### [Goal]
List each line of the data that holds the string "React", please.

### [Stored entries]

-*-*-

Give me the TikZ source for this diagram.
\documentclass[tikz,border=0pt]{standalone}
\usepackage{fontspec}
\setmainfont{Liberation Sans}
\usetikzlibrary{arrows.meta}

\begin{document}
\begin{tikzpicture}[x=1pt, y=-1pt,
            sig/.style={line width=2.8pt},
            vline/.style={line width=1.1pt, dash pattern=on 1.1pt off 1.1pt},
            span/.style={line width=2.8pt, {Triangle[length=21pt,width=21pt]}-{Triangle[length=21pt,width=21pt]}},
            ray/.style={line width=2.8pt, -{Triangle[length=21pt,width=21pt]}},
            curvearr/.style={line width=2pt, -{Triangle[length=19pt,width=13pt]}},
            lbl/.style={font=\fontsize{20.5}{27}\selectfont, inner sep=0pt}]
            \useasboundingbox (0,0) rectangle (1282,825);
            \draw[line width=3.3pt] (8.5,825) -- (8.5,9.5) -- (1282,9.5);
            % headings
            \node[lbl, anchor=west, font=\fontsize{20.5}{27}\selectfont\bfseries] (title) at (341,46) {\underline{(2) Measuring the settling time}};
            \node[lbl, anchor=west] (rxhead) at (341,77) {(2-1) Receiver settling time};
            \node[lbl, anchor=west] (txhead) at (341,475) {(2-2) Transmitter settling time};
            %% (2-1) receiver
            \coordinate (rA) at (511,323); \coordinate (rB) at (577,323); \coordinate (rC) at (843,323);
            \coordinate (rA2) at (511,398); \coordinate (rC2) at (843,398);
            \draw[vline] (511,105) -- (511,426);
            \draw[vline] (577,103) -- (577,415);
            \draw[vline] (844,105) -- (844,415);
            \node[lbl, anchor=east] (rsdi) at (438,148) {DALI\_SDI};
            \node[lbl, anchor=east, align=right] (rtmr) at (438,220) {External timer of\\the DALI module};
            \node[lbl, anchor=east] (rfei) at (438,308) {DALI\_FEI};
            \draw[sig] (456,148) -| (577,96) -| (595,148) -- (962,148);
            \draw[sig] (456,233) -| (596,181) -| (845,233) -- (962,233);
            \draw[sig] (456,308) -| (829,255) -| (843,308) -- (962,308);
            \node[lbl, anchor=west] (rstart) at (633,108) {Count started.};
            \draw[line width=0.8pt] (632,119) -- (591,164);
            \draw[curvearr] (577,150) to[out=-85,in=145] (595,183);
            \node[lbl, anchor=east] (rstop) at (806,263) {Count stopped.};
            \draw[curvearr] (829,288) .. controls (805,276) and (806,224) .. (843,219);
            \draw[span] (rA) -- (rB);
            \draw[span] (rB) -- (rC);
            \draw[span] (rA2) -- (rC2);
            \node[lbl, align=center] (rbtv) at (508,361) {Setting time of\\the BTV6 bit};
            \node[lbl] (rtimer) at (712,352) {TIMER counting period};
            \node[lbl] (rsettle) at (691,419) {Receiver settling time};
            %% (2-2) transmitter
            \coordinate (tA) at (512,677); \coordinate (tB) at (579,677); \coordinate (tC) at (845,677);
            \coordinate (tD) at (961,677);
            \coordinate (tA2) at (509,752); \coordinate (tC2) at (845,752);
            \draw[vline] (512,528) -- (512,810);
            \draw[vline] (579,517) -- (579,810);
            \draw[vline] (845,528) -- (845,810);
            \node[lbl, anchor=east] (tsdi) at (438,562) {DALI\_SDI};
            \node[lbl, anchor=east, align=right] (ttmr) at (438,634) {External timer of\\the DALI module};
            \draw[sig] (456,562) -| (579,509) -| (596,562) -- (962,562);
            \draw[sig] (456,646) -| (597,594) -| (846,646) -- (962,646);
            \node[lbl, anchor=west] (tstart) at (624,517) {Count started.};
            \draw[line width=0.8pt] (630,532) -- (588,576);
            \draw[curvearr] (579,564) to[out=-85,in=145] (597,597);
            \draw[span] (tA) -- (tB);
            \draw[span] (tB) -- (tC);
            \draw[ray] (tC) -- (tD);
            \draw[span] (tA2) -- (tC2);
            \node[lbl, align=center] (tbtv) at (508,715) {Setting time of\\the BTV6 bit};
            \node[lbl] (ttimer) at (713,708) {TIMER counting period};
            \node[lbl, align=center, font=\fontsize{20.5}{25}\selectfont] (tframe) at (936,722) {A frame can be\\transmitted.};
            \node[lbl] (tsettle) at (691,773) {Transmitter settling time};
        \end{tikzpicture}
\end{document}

-*-*-

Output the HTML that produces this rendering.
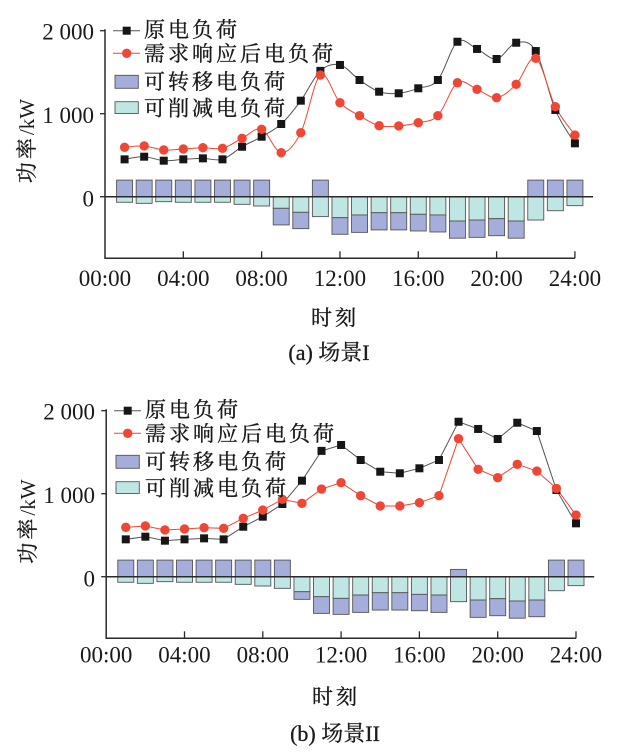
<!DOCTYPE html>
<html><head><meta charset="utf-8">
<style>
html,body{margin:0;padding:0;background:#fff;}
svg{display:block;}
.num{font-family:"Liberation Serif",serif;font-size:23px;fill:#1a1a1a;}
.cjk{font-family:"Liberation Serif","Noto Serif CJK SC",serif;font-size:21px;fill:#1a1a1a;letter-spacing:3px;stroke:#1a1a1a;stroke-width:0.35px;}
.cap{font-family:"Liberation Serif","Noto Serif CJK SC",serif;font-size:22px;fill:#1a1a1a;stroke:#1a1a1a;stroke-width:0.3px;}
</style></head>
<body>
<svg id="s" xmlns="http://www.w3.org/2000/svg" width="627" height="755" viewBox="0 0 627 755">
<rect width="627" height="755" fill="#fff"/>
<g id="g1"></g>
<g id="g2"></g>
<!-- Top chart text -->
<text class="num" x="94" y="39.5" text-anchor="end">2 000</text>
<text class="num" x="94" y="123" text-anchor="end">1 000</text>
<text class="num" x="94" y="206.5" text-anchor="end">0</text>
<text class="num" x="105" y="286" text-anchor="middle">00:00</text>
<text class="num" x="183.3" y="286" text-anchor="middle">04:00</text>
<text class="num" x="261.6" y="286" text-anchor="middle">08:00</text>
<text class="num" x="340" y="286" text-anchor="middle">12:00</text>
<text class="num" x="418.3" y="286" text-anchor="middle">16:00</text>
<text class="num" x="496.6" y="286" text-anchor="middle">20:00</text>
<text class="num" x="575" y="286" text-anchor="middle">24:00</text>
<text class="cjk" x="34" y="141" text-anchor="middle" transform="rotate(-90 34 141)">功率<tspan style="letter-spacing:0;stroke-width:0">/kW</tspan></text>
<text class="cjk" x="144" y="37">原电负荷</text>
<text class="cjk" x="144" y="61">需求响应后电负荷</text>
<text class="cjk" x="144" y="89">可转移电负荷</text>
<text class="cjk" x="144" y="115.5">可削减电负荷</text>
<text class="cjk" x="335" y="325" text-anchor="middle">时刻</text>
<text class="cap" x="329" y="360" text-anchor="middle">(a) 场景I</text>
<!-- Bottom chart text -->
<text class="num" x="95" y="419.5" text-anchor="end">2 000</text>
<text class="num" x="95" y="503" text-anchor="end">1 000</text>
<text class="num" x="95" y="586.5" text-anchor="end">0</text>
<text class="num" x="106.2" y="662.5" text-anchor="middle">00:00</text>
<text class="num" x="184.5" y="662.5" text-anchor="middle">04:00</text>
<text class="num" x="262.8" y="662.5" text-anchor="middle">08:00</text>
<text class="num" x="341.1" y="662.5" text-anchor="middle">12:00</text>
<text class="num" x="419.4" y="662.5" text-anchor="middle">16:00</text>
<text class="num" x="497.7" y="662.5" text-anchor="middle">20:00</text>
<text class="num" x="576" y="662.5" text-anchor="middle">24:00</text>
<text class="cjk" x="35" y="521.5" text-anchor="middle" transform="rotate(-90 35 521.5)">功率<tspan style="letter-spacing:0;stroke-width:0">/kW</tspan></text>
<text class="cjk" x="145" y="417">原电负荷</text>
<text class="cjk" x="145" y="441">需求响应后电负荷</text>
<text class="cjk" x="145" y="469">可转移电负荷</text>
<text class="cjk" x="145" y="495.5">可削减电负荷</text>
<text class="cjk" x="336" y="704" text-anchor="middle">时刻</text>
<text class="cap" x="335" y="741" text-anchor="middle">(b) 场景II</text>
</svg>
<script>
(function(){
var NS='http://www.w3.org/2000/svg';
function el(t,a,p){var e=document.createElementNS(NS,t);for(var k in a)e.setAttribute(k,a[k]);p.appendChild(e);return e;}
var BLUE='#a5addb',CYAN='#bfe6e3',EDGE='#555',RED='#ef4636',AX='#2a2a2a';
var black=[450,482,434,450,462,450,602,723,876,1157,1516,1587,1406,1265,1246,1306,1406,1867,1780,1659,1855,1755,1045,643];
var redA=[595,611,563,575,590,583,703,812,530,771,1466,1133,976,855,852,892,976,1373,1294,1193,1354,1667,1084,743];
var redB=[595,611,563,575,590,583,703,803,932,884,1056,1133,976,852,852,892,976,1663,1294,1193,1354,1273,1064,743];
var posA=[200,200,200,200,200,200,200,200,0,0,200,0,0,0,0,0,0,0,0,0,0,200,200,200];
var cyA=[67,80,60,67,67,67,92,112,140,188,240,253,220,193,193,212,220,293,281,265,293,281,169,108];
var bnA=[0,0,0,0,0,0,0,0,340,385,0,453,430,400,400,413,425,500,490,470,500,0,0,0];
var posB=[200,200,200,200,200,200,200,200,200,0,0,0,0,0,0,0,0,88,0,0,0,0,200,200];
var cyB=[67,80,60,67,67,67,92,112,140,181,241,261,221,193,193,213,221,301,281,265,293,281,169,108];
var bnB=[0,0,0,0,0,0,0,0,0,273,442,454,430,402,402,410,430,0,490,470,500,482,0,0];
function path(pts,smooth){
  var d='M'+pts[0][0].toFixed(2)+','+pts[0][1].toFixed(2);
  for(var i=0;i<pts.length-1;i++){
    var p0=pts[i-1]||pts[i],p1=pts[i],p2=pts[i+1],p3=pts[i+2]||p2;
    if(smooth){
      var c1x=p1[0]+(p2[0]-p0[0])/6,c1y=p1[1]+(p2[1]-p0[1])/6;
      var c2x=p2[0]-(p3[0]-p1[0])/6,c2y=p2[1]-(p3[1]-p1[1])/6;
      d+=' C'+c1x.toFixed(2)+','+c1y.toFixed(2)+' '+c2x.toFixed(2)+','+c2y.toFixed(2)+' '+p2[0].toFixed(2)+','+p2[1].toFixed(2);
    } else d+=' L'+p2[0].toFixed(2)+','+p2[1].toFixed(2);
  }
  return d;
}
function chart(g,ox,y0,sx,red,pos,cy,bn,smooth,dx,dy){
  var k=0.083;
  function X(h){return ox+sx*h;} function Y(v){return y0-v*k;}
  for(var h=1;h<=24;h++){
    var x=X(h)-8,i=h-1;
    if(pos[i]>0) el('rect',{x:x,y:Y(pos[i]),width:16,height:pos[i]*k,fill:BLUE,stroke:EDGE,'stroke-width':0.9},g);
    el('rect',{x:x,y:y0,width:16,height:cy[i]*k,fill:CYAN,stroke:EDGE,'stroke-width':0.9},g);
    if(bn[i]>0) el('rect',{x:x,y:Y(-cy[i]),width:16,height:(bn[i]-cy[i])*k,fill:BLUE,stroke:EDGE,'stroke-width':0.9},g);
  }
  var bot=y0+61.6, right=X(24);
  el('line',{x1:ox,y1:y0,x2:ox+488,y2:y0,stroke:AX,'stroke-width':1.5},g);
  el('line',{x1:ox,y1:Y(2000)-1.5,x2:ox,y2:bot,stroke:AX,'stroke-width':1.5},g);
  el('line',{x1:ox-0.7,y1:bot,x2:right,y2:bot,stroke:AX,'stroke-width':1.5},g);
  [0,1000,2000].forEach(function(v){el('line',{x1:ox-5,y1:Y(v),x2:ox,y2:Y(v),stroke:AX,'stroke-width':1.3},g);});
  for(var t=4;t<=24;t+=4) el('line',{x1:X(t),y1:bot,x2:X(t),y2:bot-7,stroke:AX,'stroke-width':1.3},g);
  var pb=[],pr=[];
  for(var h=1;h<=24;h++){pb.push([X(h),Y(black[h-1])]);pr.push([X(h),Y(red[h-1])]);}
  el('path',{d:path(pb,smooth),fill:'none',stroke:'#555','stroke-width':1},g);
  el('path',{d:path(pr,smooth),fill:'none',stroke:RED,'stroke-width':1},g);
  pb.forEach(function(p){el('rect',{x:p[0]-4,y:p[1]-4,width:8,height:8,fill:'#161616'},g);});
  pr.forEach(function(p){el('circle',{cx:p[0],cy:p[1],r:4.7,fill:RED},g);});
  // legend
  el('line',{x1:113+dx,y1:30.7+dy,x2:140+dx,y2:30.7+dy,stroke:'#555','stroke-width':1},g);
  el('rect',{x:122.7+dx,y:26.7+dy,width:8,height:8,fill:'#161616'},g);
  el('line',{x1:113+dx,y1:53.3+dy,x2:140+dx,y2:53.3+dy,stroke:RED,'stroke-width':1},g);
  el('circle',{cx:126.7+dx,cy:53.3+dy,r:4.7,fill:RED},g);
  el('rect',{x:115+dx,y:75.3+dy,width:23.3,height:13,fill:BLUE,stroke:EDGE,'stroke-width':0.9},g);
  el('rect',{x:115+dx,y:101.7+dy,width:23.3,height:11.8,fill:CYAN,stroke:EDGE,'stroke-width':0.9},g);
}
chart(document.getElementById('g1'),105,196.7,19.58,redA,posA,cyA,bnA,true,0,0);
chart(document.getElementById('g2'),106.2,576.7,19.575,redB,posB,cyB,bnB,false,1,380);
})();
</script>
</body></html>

-*-*-

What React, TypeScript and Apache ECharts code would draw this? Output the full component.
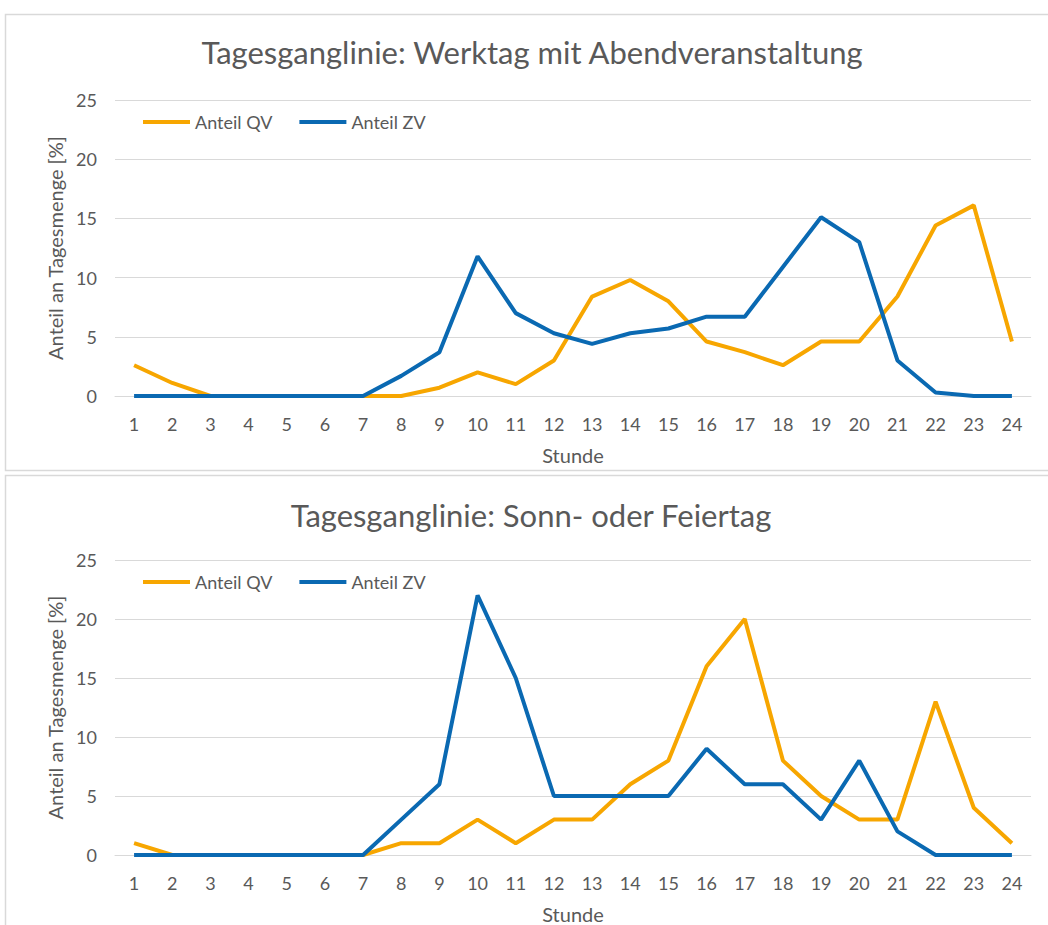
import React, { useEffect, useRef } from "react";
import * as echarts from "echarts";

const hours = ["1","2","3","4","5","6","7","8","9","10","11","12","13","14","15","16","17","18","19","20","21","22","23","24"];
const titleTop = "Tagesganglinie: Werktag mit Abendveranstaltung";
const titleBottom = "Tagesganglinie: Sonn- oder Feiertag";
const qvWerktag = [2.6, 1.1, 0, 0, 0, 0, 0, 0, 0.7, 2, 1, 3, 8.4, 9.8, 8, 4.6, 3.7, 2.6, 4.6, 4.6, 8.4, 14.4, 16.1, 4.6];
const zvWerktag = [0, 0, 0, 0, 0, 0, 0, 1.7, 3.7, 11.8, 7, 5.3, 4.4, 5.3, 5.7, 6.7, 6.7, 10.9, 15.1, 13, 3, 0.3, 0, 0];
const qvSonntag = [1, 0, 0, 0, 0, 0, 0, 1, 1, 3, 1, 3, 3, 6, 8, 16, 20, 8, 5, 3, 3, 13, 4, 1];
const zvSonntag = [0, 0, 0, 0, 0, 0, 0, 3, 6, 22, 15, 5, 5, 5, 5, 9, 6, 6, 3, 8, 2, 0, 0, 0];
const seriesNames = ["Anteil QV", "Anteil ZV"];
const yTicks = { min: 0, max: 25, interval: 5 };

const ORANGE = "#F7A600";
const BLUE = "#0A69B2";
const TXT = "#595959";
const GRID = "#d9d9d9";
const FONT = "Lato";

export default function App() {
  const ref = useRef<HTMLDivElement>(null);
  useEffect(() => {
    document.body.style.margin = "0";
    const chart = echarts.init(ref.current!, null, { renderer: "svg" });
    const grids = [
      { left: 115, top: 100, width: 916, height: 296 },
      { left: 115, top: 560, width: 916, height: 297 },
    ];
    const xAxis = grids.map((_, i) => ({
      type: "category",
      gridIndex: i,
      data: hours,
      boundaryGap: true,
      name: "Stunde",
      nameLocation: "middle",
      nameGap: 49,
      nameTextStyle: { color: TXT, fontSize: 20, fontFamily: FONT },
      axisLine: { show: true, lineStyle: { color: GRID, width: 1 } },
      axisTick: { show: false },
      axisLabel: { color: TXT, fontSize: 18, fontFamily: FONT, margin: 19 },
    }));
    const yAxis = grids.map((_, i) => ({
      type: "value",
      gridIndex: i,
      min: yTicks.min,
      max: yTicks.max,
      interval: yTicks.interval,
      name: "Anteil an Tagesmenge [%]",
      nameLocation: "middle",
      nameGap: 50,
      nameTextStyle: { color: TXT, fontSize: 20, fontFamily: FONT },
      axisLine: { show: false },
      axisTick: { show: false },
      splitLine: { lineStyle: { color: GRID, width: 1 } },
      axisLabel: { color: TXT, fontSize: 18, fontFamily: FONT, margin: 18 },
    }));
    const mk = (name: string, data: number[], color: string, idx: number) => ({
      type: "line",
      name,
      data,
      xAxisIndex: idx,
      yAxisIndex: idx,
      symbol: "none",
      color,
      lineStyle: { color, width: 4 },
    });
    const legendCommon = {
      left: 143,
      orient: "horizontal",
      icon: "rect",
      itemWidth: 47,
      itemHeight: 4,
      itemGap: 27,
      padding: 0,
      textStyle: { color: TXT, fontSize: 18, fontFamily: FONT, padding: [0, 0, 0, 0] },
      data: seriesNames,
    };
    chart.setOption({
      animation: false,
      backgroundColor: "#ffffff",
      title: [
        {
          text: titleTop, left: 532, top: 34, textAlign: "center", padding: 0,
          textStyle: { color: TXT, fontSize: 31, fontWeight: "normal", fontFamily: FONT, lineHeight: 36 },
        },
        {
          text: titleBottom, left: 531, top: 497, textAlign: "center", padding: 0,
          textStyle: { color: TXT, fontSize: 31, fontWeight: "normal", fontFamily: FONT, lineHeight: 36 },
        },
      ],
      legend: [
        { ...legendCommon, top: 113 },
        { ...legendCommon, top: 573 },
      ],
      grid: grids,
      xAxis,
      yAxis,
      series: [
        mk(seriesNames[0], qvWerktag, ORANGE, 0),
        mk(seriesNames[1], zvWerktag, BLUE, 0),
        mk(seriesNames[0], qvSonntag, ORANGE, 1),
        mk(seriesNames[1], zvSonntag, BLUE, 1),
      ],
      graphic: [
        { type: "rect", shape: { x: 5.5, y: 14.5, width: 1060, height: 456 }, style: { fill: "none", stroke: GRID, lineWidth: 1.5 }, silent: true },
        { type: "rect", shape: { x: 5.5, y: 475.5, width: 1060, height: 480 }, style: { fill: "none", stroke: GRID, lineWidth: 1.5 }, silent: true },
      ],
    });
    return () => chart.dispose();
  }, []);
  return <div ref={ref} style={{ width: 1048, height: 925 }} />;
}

-*-*-

### [Worked answer]
What React, TypeScript and Apache ECharts code would draw this? Output the full component.
import React, { useEffect, useRef } from "react";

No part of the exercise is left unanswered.